Об этом и идет речь у Камю, когда он говорит об абсолютности «Не убий!» для человеческого рода. Причем здесь нет ничего похожего на то «вероподобное сознание», которое С. Великовский так упорно стремится приписать автору «Чумы», чтобы тут же развенчать это сознание.
Камю бросают упрек. «Не убий!», этот «антропологический заменитель верооткровенно-священного, но «умершего бога», обязан быть, следовательно, непременно «трансцендентным» по отношению к истории — метафизическим Абсолютом земного покроя» [9]. «Трансцендентным»? Да, но лишь в том смысле, что это условие возможности человеческой истории. Ведь одержи вдруг победу над человечеством это самое «Убей!» — и человеческая история кончилась бы. А если так, то зачем же нас пугать «метафизическим Абсолютом земного покроя»? Не встает ли здесь другой вопрос, хотя и не такой уж легкий — о соотношении абсолютного и относительного в человеческой истории. А так как вопрос об отношении абсолютного и относительного в человеческой истории и в самом деле труден и решение его в каждом отдельном случае требует немалых усилий и теоретического и нравственного порядка, то стоит ли намекать на то, что Камю, «верующий» в его «Не убий!», «ощущает себя как бы заведомо подстрахованным, «трансцендентно» обеспеченным в своих тылах?» Что оглядка на этот принцип «по- своему облегчает ему душевные терзания на мучительных перепутьях, предохраняет от смущения совести»? [10]. Что камюсовская «человеческая природа», противящаяся ницшеанскому «Убей!», «служит праведничеству без бога... душевной палочкой-выручалочкой на все тягостно запутанные случаи жизни»? [11].
247
С «бегством от свободы», о котором говорит в данном случае Великовский, резюмируя все свои возражения по адресу «зыбковатой лирико-философической антропологии» автора «Чумы» и «Бунтующего человека» [12], здесь нет ничего общего. Ведь свободы нет как раз в противоположном состоянии — там, где отсутствуют нравственные ориентиры, так что невозможно различить, где добро, а где зло. Если же человек хочет обрести эти ориентиры, отказавшись от своего прежнего нигилистического фатализма, то это происходит потому, что человек почувствовал, наконец, стремление к истинной свободе, которая несовместима с каппризно-инфантильным произволом.

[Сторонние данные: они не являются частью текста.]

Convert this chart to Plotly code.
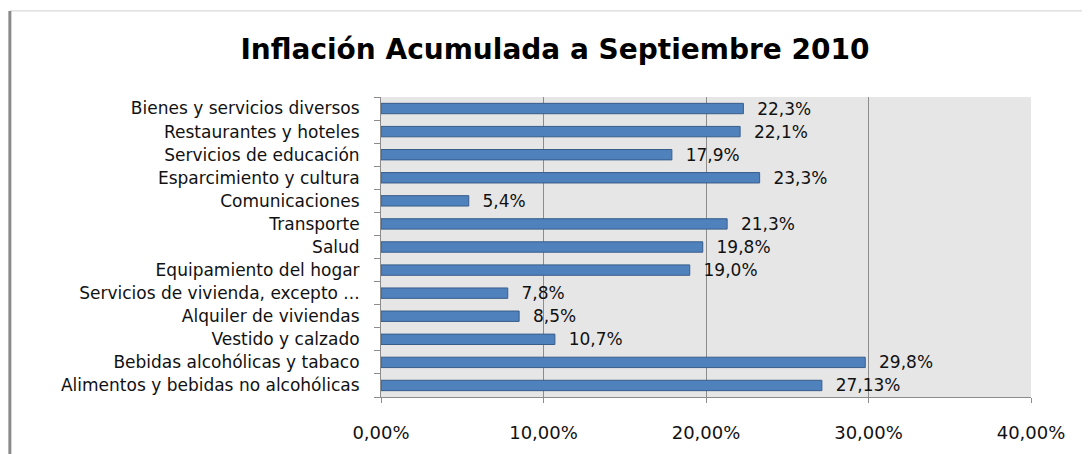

Безуспешность попыток обосновать нравственность с помощью философии жизни
Сказанное отнюдь не означает, что в «лирико-философической антропологии», которую пытается выстроить Камю на своем «Не убий!», нет отмеченной С. Великовским «зыбковатости». Правда, связана эта последняя, на наш взгляд, отнюдь не с «метафизической абсолютизацией» вышеупомянутого нравственного принципа, а с другими аспектами камюсовской «антропологии». Прежде всего с тем способом, каким Камю обосновывает абсолютность своего принципа.